Whether the ISIS teenager was an ordinary young soldier scooped up into a war beyond his control, like soldiers throughout the thousands of years of history, or if he was poised to become a bloodthirsty ISIS war criminal is not knowable. What we do know is that—according to at least seven Navy SEALS—at the moment when Eddie Gallagher killed him, he was a frail, injured teenager in U.S. custody.

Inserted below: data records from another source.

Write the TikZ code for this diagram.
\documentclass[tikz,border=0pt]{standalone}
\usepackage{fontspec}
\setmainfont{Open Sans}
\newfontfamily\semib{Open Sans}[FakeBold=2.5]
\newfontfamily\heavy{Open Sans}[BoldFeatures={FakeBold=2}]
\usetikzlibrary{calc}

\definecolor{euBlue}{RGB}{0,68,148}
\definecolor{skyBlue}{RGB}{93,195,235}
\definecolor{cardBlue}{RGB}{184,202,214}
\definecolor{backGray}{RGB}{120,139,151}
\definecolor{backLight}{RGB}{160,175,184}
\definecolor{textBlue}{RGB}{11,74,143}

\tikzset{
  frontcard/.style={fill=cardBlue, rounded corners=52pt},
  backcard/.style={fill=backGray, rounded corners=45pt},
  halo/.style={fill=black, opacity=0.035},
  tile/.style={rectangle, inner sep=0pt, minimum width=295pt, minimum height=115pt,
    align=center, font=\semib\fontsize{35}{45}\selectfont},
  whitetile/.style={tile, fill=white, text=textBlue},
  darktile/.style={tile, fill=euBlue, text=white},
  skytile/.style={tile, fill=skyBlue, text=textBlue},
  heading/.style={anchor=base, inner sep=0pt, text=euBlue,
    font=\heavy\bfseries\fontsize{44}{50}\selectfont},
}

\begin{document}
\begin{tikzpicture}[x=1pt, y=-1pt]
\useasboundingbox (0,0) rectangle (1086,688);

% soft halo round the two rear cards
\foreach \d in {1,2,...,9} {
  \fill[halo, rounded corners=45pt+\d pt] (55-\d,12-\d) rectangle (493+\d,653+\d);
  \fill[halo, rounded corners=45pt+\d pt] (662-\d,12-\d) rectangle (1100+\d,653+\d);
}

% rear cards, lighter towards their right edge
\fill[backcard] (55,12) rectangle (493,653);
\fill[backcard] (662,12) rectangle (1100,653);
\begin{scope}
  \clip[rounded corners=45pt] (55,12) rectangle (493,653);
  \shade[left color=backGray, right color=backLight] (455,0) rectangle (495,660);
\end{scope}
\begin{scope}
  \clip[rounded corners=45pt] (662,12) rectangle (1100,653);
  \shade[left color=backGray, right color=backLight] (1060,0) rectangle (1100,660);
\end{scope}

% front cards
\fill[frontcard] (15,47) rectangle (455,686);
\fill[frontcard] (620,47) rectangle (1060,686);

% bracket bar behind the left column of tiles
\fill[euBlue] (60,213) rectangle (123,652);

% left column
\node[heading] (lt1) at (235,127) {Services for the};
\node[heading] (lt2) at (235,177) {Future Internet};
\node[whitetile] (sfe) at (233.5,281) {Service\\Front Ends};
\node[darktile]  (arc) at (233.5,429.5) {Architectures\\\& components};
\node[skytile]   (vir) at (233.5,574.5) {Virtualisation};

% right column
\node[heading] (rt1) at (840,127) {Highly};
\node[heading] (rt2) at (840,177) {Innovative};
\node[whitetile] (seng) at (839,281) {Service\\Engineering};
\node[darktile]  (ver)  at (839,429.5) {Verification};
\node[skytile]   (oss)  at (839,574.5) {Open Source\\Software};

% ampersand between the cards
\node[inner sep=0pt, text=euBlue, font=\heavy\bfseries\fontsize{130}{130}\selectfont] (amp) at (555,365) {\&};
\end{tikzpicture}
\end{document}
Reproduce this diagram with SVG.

And whether or not the defenseless person “deserved” to be murdered while in handcuffs misses the point. If Dylann Roof, the 21-year-old white supremacist who murdered nine African Americans at Emanuel African Methodist Episcopal Church in Charleston were to suffer a violent, painful death in prison, he would deserve it. But that doesn’t mean that our officers or our justice system should allow that to happen. If Roof died at the hands of a black prison guard while he was handcuffed in a secluded cell, that prison guard wouldn’t be showing courage. Similarly, I’m sure I’m not alone in fantasizing about medieval-type punishments for Derek Chauvin right now. It’s a gratifying fantasy, but not one that I would actually want or expect our justice system to carry out. And if Chauvin met this kind of fate while defenseless in prison, the person who executed those punishment would not be brave, and a system that allowed it would not be just.

I hope that there is some real justice for George Floyd, and that Derek Chauvin and his cowardly comrades spend the rest of their lives in jail for their roles in callously murdering him in broad daylight. I also hope that we as a country can stop mistaking cowardly violence against the defenseless as bravery. I hope we can start describing violent bullies as the cowards they are, using the insult leveraged against a long-dead Philly politician: “He’s the kind of person who never punches a guy who isn’t already in handcuffs.” And I hope that we begin to celebrate the actual courage that it takes to stand up to violent cowards in positions of power.